Exercise prompt -> Pictures do not belong in your copy. Repeat all the other data exactly.

Source material ->
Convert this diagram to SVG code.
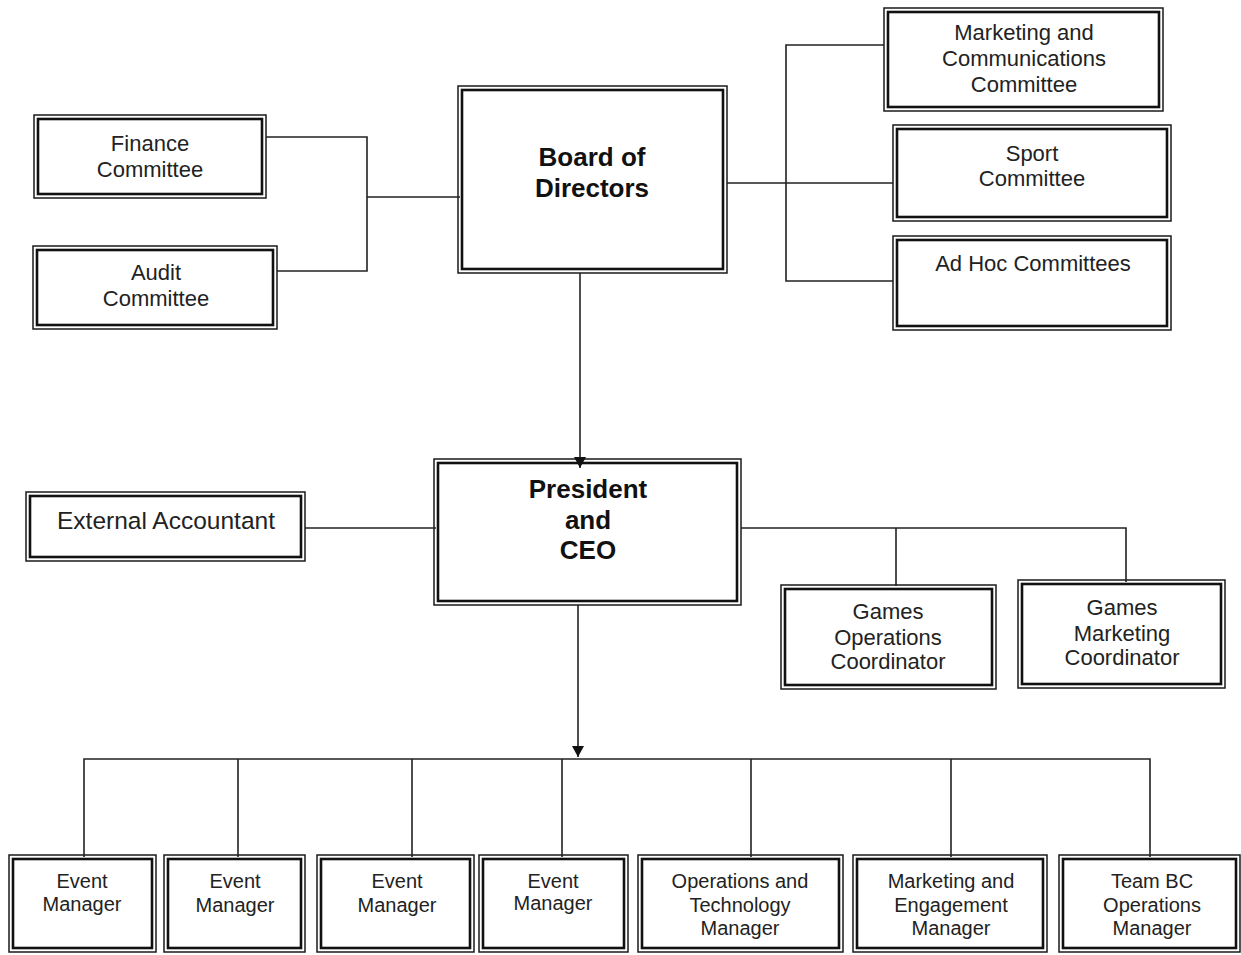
<svg xmlns="http://www.w3.org/2000/svg" width="1241" height="955" viewBox="0 0 1241 955">
<defs>
<style>
.o{fill:#fff;stroke:#1a1a1a;stroke-width:1.5}
.i{fill:#fff;stroke:#111;stroke-width:2.6}
.t{font-family:"Liberation Sans",Arial,sans-serif;font-size:22px;fill:#222;text-anchor:middle}
.s{font-family:"Liberation Sans",Arial,sans-serif;font-size:20px;fill:#222;text-anchor:middle}
.b{font-family:"Liberation Sans",Arial,sans-serif;font-size:26px;font-weight:bold;fill:#111;text-anchor:middle}
.c{fill:none;stroke:#222;stroke-width:1.6}
</style>
<marker id="ah" markerWidth="14" markerHeight="14" refX="11" refY="6" orient="auto" markerUnits="userSpaceOnUse">
<path d="M0,0 L11,6 L0,12 Z" fill="#111"/>
</marker>
</defs>
<rect width="1241" height="955" fill="#fff"/>
<g id="finance"><rect class="o" x="34" y="115" width="232" height="83"/><rect class="i" x="38" y="119" width="224" height="75"/><text class="t" x="150" y="151">Finance</text><text class="t" x="150" y="177">Committee</text></g>
<g id="audit"><rect class="o" x="33" y="246" width="244" height="83"/><rect class="i" x="37" y="250" width="236" height="75"/><text class="t" x="156" y="280">Audit</text><text class="t" x="156" y="306">Committee</text></g>
<g id="board"><rect class="o" x="458" y="86" width="269" height="187"/><rect class="i" x="462" y="90" width="261" height="179"/><text class="b" x="592" y="166">Board of</text><text class="b" x="592" y="197">Directors</text></g>
<g id="mcc"><rect class="o" x="884" y="8" width="279" height="103"/><rect class="i" x="888" y="12" width="271" height="95"/><text class="t" x="1024" y="40">Marketing and</text><text class="t" x="1024" y="66">Communications</text><text class="t" x="1024" y="92">Committee</text></g>
<g id="sport"><rect class="o" x="893" y="125" width="278" height="96"/><rect class="i" x="897" y="129" width="270" height="88"/><text class="t" x="1032" y="161">Sport</text><text class="t" x="1032" y="186">Committee</text></g>
<g id="adhoc"><rect class="o" x="893" y="236" width="278" height="94"/><rect class="i" x="897" y="240" width="270" height="86"/><text class="t" x="1033" y="271">Ad Hoc Committees</text></g>
<g id="extacc"><rect class="o" x="26" y="492" width="279" height="69"/><rect class="i" x="30" y="496" width="271" height="61"/><text class="t" x="166" y="529" style="font-size:24.5px">External Accountant</text></g>
<g id="pres"><rect class="o" x="434" y="459" width="307" height="146"/><rect class="i" x="438" y="463" width="299" height="138"/><text class="b" x="588" y="498">President</text><text class="b" x="588" y="529">and</text><text class="b" x="588" y="559">CEO</text></g>
<g id="gops"><rect class="o" x="781" y="585" width="215" height="104"/><rect class="i" x="785" y="589" width="207" height="96"/><text class="t" x="888" y="619">Games</text><text class="t" x="888" y="645">Operations</text><text class="t" x="888" y="669">Coordinator</text></g>
<g id="gmkt"><rect class="o" x="1018" y="580" width="207" height="108"/><rect class="i" x="1022" y="584" width="199" height="100"/><text class="t" x="1122" y="615">Games</text><text class="t" x="1122" y="641">Marketing</text><text class="t" x="1122" y="665">Coordinator</text></g>
<g id="em1"><rect class="o" x="9" y="855" width="147" height="97"/><rect class="i" x="13" y="859" width="139" height="89"/><text class="s" x="82" y="888">Event</text><text class="s" x="82" y="911">Manager</text></g>
<g id="em2"><rect class="o" x="164" y="855" width="141" height="97"/><rect class="i" x="168" y="859" width="133" height="89"/><text class="s" x="235" y="888">Event</text><text class="s" x="235" y="912">Manager</text></g>
<g id="em3"><rect class="o" x="317" y="855" width="157" height="97"/><rect class="i" x="321" y="859" width="149" height="89"/><text class="s" x="397" y="888">Event</text><text class="s" x="397" y="912">Manager</text></g>
<g id="em4"><rect class="o" x="479" y="855" width="149" height="97"/><rect class="i" x="483" y="859" width="141" height="89"/><text class="s" x="553" y="888">Event</text><text class="s" x="553" y="910">Manager</text></g>
<g id="otm"><rect class="o" x="638" y="855" width="205" height="97"/><rect class="i" x="642" y="859" width="197" height="89"/><text class="s" x="740" y="888">Operations and</text><text class="s" x="740" y="912">Technology</text><text class="s" x="740" y="935">Manager</text></g>
<g id="mem"><rect class="o" x="853" y="855" width="194" height="97"/><rect class="i" x="857" y="859" width="186" height="89"/><text class="s" x="951" y="888">Marketing and</text><text class="s" x="951" y="912">Engagement</text><text class="s" x="951" y="935">Manager</text></g>
<g id="tbc"><rect class="o" x="1059" y="855" width="181" height="97"/><rect class="i" x="1063" y="859" width="173" height="89"/><text class="s" x="1152" y="888">Team BC</text><text class="s" x="1152" y="912">Operations</text><text class="s" x="1152" y="935">Manager</text></g>
<g id="connectors">
<path class="c" d="M266,137 H367 V271 H277 M367,197 H460"/>
<path class="c" d="M727,183 H893 M884,45 H786 V281 H893"/>
<path class="c" d="M580,273 V468" marker-end="url(#ah)"/>
<path class="c" d="M305,528 H436"/>
<path class="c" d="M741,528 H1126 V582 M896,528 V586"/>
<path class="c" d="M578,605 V757" marker-end="url(#ah)"/>
<path class="c" d="M84,857 V759 H1150 V857 M238,759 V857 M412,759 V857 M562,759 V857 M751,759 V857 M951,759 V857"/>
</g>
</svg>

Result below ->
Convert this diagram to SVG code.
<svg xmlns="http://www.w3.org/2000/svg" width="1241" height="955" viewBox="0 0 1241 955">
<defs>
<style>
.o{fill:#fff;stroke:#1a1a1a;stroke-width:1.5}
.i{fill:#fff;stroke:#111;stroke-width:2.6}
.t{font-family:"Liberation Sans",Arial,sans-serif;font-size:22px;fill:#222;text-anchor:middle}
.s{font-family:"Liberation Sans",Arial,sans-serif;font-size:20px;fill:#222;text-anchor:middle}
.b{font-family:"Liberation Sans",Arial,sans-serif;font-size:26px;font-weight:bold;fill:#111;text-anchor:middle}
.c{fill:none;stroke:#222;stroke-width:1.6}
</style>
<marker id="ah" markerWidth="14" markerHeight="14" refX="11" refY="6" orient="auto" markerUnits="userSpaceOnUse">
<path d="M0,0 L11,6 L0,12 Z" fill="#111"/>
</marker>
</defs>
<rect width="1241" height="955" fill="#fff"/>
<g id="finance"><rect class="o" x="34" y="115" width="232" height="83"/><rect class="i" x="38" y="119" width="224" height="75"/><text class="t" x="150" y="151">Finance</text><text class="t" x="150" y="177">Committee</text></g>
<g id="audit"><rect class="o" x="33" y="246" width="244" height="83"/><rect class="i" x="37" y="250" width="236" height="75"/><text class="t" x="156" y="280">Audit</text><text class="t" x="156" y="306">Committee</text></g>
<g id="board"><rect class="o" x="458" y="86" width="269" height="187"/><rect class="i" x="462" y="90" width="261" height="179"/><text class="b" x="592" y="166">Board of</text><text class="b" x="592" y="197">Directors</text></g>
<g id="mcc"><rect class="o" x="884" y="8" width="279" height="103"/><rect class="i" x="888" y="12" width="271" height="95"/><text class="t" x="1024" y="40">Marketing and</text><text class="t" x="1024" y="66">Communications</text><text class="t" x="1024" y="92">Committee</text></g>
<g id="sport"><rect class="o" x="893" y="125" width="278" height="96"/><rect class="i" x="897" y="129" width="270" height="88"/><text class="t" x="1032" y="161">Sport</text><text class="t" x="1032" y="186">Committee</text></g>
<g id="adhoc"><rect class="o" x="893" y="236" width="278" height="94"/><rect class="i" x="897" y="240" width="270" height="86"/><text class="t" x="1033" y="271">Ad Hoc Committees</text></g>
<g id="extacc"><rect class="o" x="26" y="492" width="279" height="69"/><rect class="i" x="30" y="496" width="271" height="61"/><text class="t" x="166" y="529" style="font-size:24.5px">External Accountant</text></g>
<g id="pres"><rect class="o" x="434" y="459" width="307" height="146"/><rect class="i" x="438" y="463" width="299" height="138"/><text class="b" x="588" y="498">President</text><text class="b" x="588" y="529">and</text><text class="b" x="588" y="559">CEO</text></g>
<g id="gops"><rect class="o" x="781" y="585" width="215" height="104"/><rect class="i" x="785" y="589" width="207" height="96"/><text class="t" x="888" y="619">Games</text><text class="t" x="888" y="645">Operations</text><text class="t" x="888" y="669">Coordinator</text></g>
<g id="gmkt"><rect class="o" x="1018" y="580" width="207" height="108"/><rect class="i" x="1022" y="584" width="199" height="100"/><text class="t" x="1122" y="615">Games</text><text class="t" x="1122" y="641">Marketing</text><text class="t" x="1122" y="665">Coordinator</text></g>
<g id="em1"><rect class="o" x="9" y="855" width="147" height="97"/><rect class="i" x="13" y="859" width="139" height="89"/><text class="s" x="82" y="888">Event</text><text class="s" x="82" y="911">Manager</text></g>
<g id="em2"><rect class="o" x="164" y="855" width="141" height="97"/><rect class="i" x="168" y="859" width="133" height="89"/><text class="s" x="235" y="888">Event</text><text class="s" x="235" y="912">Manager</text></g>
<g id="em3"><rect class="o" x="317" y="855" width="157" height="97"/><rect class="i" x="321" y="859" width="149" height="89"/><text class="s" x="397" y="888">Event</text><text class="s" x="397" y="912">Manager</text></g>
<g id="em4"><rect class="o" x="479" y="855" width="149" height="97"/><rect class="i" x="483" y="859" width="141" height="89"/><text class="s" x="553" y="888">Event</text><text class="s" x="553" y="910">Manager</text></g>
<g id="otm"><rect class="o" x="638" y="855" width="205" height="97"/><rect class="i" x="642" y="859" width="197" height="89"/><text class="s" x="740" y="888">Operations and</text><text class="s" x="740" y="912">Technology</text><text class="s" x="740" y="935">Manager</text></g>
<g id="mem"><rect class="o" x="853" y="855" width="194" height="97"/><rect class="i" x="857" y="859" width="186" height="89"/><text class="s" x="951" y="888">Marketing and</text><text class="s" x="951" y="912">Engagement</text><text class="s" x="951" y="935">Manager</text></g>
<g id="tbc"><rect class="o" x="1059" y="855" width="181" height="97"/><rect class="i" x="1063" y="859" width="173" height="89"/><text class="s" x="1152" y="888">Team BC</text><text class="s" x="1152" y="912">Operations</text><text class="s" x="1152" y="935">Manager</text></g>
<g id="connectors">
<path class="c" d="M266,137 H367 V271 H277 M367,197 H460"/>
<path class="c" d="M727,183 H893 M884,45 H786 V281 H893"/>
<path class="c" d="M580,273 V468" marker-end="url(#ah)"/>
<path class="c" d="M305,528 H436"/>
<path class="c" d="M741,528 H1126 V582 M896,528 V586"/>
<path class="c" d="M578,605 V757" marker-end="url(#ah)"/>
<path class="c" d="M84,857 V759 H1150 V857 M238,759 V857 M412,759 V857 M562,759 V857 M751,759 V857 M951,759 V857"/>
</g>
</svg>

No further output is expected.